SOURCE DATA |
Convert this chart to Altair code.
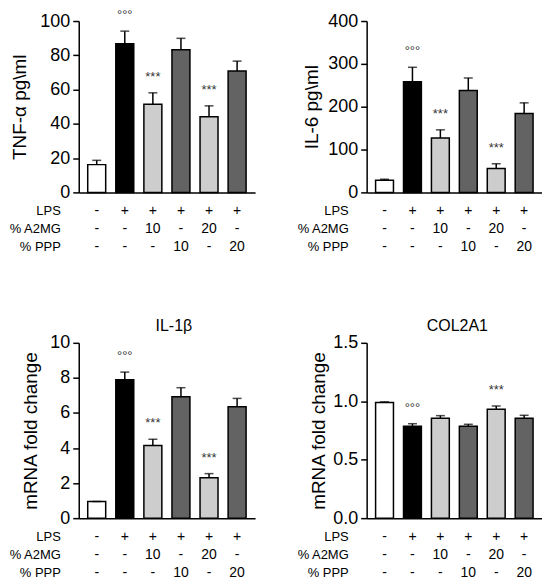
import altair as alt
import pandas as pd

# ---------------- data ----------------
idx = [1, 2, 3, 4, 5, 6]
group_type = ["ctrl", "lps", "a2mg", "ppp", "a2mg", "ppp"]
lps_row = ["-", "+", "+", "+", "+", "+"]
a2mg_row = ["-", "-", "10", "-", "20", "-"]
ppp_row = ["-", "-", "-", "10", "-", "20"]
row_names = ["LPS", "% A2MG", "% PPP"]

tnf_mean = [16.2, 86.7, 51.4, 83.2, 44.2, 70.9]
tnf_err = [2.5, 7.4, 6.7, 6.7, 6.3, 5.7]
il6_mean = [28.2, 258, 127, 238, 55.6, 184]
il6_err = [2.5, 34, 19, 29, 11.5, 25]
il1b_mean = [0.95, 7.89, 4.14, 6.93, 2.31, 6.36]
il1b_err = [0.0, 0.44, 0.36, 0.51, 0.23, 0.47]
col_mean = [0.99, 0.786, 0.854, 0.786, 0.931, 0.854]
col_err = [0.005, 0.022, 0.023, 0.017, 0.028, 0.026]

sig_main = ["", "°°°", "***", "", "***", ""]
sig_col = ["", "°°°", "", "", "***", ""]

type_domain = ["ctrl", "lps", "a2mg", "ppp"]
type_colors = ["#ffffff", "#000000", "#cdcdcd", "#636363"]

FONT = "Liberation Sans"
ROW_OFFS = [19, 37, 55]


def panel(mean, err, sig, ytitle, ymax, ticks, fmt, title, W, H, tpad, tdx=0):
    df = pd.DataFrame({
        "idx": idx, "grp": group_type, "mean": mean, "err": err, "sig": sig,
        "lps": lps_row, "a2mg": a2mg_row, "ppp": ppp_row,
    })
    base = alt.Chart(df).transform_calculate(top="datum.mean + datum.err")
    x = alt.X("idx:O",
              scale=alt.Scale(paddingInner=0.36, paddingOuter=0.32),
              axis=alt.Axis(labels=False, ticks=False, title=None,
                            domainColor="black", domainWidth=1.5))
    y = alt.Y("mean:Q",
              scale=alt.Scale(domain=[0, ymax], nice=False, zero=True),
              axis=alt.Axis(values=ticks, tickCount=len(ticks), format=fmt,
                            title=ytitle,
                            grid=False, tickSize=6, tickWidth=1.5,
                            tickColor="black", domainColor="black",
                            domainWidth=1.5, labelFont=FONT,
                            labelFontSize=18, labelColor="black",
                            labelPadding=3, labelOverlap=False,
                            labelFlush=False, titleFont=FONT,
                            titleFontSize=19, titleFontWeight="normal",
                            titleColor="black", titlePadding=tpad))
    bars = base.mark_bar(stroke="black", strokeWidth=1.5).encode(
        x=x, y=y,
        fill=alt.Fill("grp:N", scale=alt.Scale(domain=type_domain, range=type_colors),
                      legend=None))
    rule = base.mark_rule(color="black", strokeWidth=1.5).encode(
        x="idx:O", y="mean:Q", y2="top:Q")
    cap = base.mark_tick(color="black", thickness=1.5, size=9).encode(
        x="idx:O", y="top:Q")
    sigt = base.mark_text(font=FONT, fontSize=13, baseline="middle", dy=-16,
                          color="#333333").encode(
        x="idx:O", y="top:Q", text="sig:N")
    layers = [bars, rule, cap, sigt]
    for col, off in zip(["lps", "a2mg", "ppp"], ROW_OFFS):
        layers.append(base.mark_text(font=FONT, fontSize=14, baseline="middle",
                                     color="black").encode(
            x="idx:O", y=alt.value(H + off), text=f"{col}:N"))
    for name, off in zip(row_names, ROW_OFFS):
        layers.append(alt.Chart(alt.Data(values=[{"t": name}])).mark_text(
            font=FONT, fontSize=13, baseline="middle", align="right",
            color="black").encode(
            x=alt.value(-18), y=alt.value(H + off), text="t:N"))
    props = dict(width=W, height=H)
    if title:
        props["title"] = alt.TitleParams(title, font=FONT, fontSize=16,
                                         fontWeight="normal", color="black",
                                         offset=0, dx=tdx, anchor="middle")
    return alt.layer(*layers).properties(**props)


p1 = panel(tnf_mean, tnf_err, sig_main, "TNF-α pg\\ml", 100,
           [0, 20, 40, 60, 80, 100], "d", None, 177, 172, 10)
p2 = panel(il6_mean, il6_err, sig_main, "IL-6 pg\\ml", 400,
           [0, 100, 200, 300, 400], "d", None, 176, 172, 6)
p3 = panel(il1b_mean, il1b_err, sig_main, "mRNA fold change", 10,
           [0, 2, 4, 6, 8, 10], "d", "IL-1β", 177, 176, 9, 7)
p4 = panel(col_mean, col_err, sig_col, "mRNA fold change", 1.5,
           [0, 0.5, 1.0, 1.5], ".1f", "COL2A1", 176, 176, 4, 3)

chart = alt.concat(p1, p2, p3, p4, columns=2,
                   spacing={"row": 151, "column": 112},
                   bounds="flush").properties(
    padding={"left": 0, "top": 0, "right": 0, "bottom": 0},
    background="white",
).configure_view(stroke=None)

chart.save("out.html", embed_options={"renderer": "svg", "actions": False})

REQUIRED WORK | Retype the data above exactly; pictures are not part of the copy.

RESPONSE TO THE EXERCISE |
Convert this chart to Altair code.
import altair as alt
import pandas as pd

# ---------------- data ----------------
idx = [1, 2, 3, 4, 5, 6]
group_type = ["ctrl", "lps", "a2mg", "ppp", "a2mg", "ppp"]
lps_row = ["-", "+", "+", "+", "+", "+"]
a2mg_row = ["-", "-", "10", "-", "20", "-"]
ppp_row = ["-", "-", "-", "10", "-", "20"]
row_names = ["LPS", "% A2MG", "% PPP"]

tnf_mean = [16.2, 86.7, 51.4, 83.2, 44.2, 70.9]
tnf_err = [2.5, 7.4, 6.7, 6.7, 6.3, 5.7]
il6_mean = [28.2, 258, 127, 238, 55.6, 184]
il6_err = [2.5, 34, 19, 29, 11.5, 25]
il1b_mean = [0.95, 7.89, 4.14, 6.93, 2.31, 6.36]
il1b_err = [0.0, 0.44, 0.36, 0.51, 0.23, 0.47]
col_mean = [0.99, 0.786, 0.854, 0.786, 0.931, 0.854]
col_err = [0.005, 0.022, 0.023, 0.017, 0.028, 0.026]

sig_main = ["", "°°°", "***", "", "***", ""]
sig_col = ["", "°°°", "", "", "***", ""]

type_domain = ["ctrl", "lps", "a2mg", "ppp"]
type_colors = ["#ffffff", "#000000", "#cdcdcd", "#636363"]

FONT = "Liberation Sans"
ROW_OFFS = [19, 37, 55]


def panel(mean, err, sig, ytitle, ymax, ticks, fmt, title, W, H, tpad, tdx=0):
    df = pd.DataFrame({
        "idx": idx, "grp": group_type, "mean": mean, "err": err, "sig": sig,
        "lps": lps_row, "a2mg": a2mg_row, "ppp": ppp_row,
    })
    base = alt.Chart(df).transform_calculate(top="datum.mean + datum.err")
    x = alt.X("idx:O",
              scale=alt.Scale(paddingInner=0.36, paddingOuter=0.32),
              axis=alt.Axis(labels=False, ticks=False, title=None,
                            domainColor="black", domainWidth=1.5))
    y = alt.Y("mean:Q",
              scale=alt.Scale(domain=[0, ymax], nice=False, zero=True),
              axis=alt.Axis(values=ticks, tickCount=len(ticks), format=fmt,
                            title=ytitle,
                            grid=False, tickSize=6, tickWidth=1.5,
                            tickColor="black", domainColor="black",
                            domainWidth=1.5, labelFont=FONT,
                            labelFontSize=18, labelColor="black",
                            labelPadding=3, labelOverlap=False,
                            labelFlush=False, titleFont=FONT,
                            titleFontSize=19, titleFontWeight="normal",
                            titleColor="black", titlePadding=tpad))
    bars = base.mark_bar(stroke="black", strokeWidth=1.5).encode(
        x=x, y=y,
        fill=alt.Fill("grp:N", scale=alt.Scale(domain=type_domain, range=type_colors),
                      legend=None))
    rule = base.mark_rule(color="black", strokeWidth=1.5).encode(
        x="idx:O", y="mean:Q", y2="top:Q")
    cap = base.mark_tick(color="black", thickness=1.5, size=9).encode(
        x="idx:O", y="top:Q")
    sigt = base.mark_text(font=FONT, fontSize=13, baseline="middle", dy=-16,
                          color="#333333").encode(
        x="idx:O", y="top:Q", text="sig:N")
    layers = [bars, rule, cap, sigt]
    for col, off in zip(["lps", "a2mg", "ppp"], ROW_OFFS):
        layers.append(base.mark_text(font=FONT, fontSize=14, baseline="middle",
                                     color="black").encode(
            x="idx:O", y=alt.value(H + off), text=f"{col}:N"))
    for name, off in zip(row_names, ROW_OFFS):
        layers.append(alt.Chart(alt.Data(values=[{"t": name}])).mark_text(
            font=FONT, fontSize=13, baseline="middle", align="right",
            color="black").encode(
            x=alt.value(-18), y=alt.value(H + off), text="t:N"))
    props = dict(width=W, height=H)
    if title:
        props["title"] = alt.TitleParams(title, font=FONT, fontSize=16,
                                         fontWeight="normal", color="black",
                                         offset=0, dx=tdx, anchor="middle")
    return alt.layer(*layers).properties(**props)


p1 = panel(tnf_mean, tnf_err, sig_main, "TNF-α pg\\ml", 100,
           [0, 20, 40, 60, 80, 100], "d", None, 177, 172, 10)
p2 = panel(il6_mean, il6_err, sig_main, "IL-6 pg\\ml", 400,
           [0, 100, 200, 300, 400], "d", None, 176, 172, 6)
p3 = panel(il1b_mean, il1b_err, sig_main, "mRNA fold change", 10,
           [0, 2, 4, 6, 8, 10], "d", "IL-1β", 177, 176, 9, 7)
p4 = panel(col_mean, col_err, sig_col, "mRNA fold change", 1.5,
           [0, 0.5, 1.0, 1.5], ".1f", "COL2A1", 176, 176, 4, 3)

chart = alt.concat(p1, p2, p3, p4, columns=2,
                   spacing={"row": 151, "column": 112},
                   bounds="flush").properties(
    padding={"left": 0, "top": 0, "right": 0, "bottom": 0},
    background="white",
).configure_view(stroke=None)

chart.save("out.html", embed_options={"renderer": "svg", "actions": False})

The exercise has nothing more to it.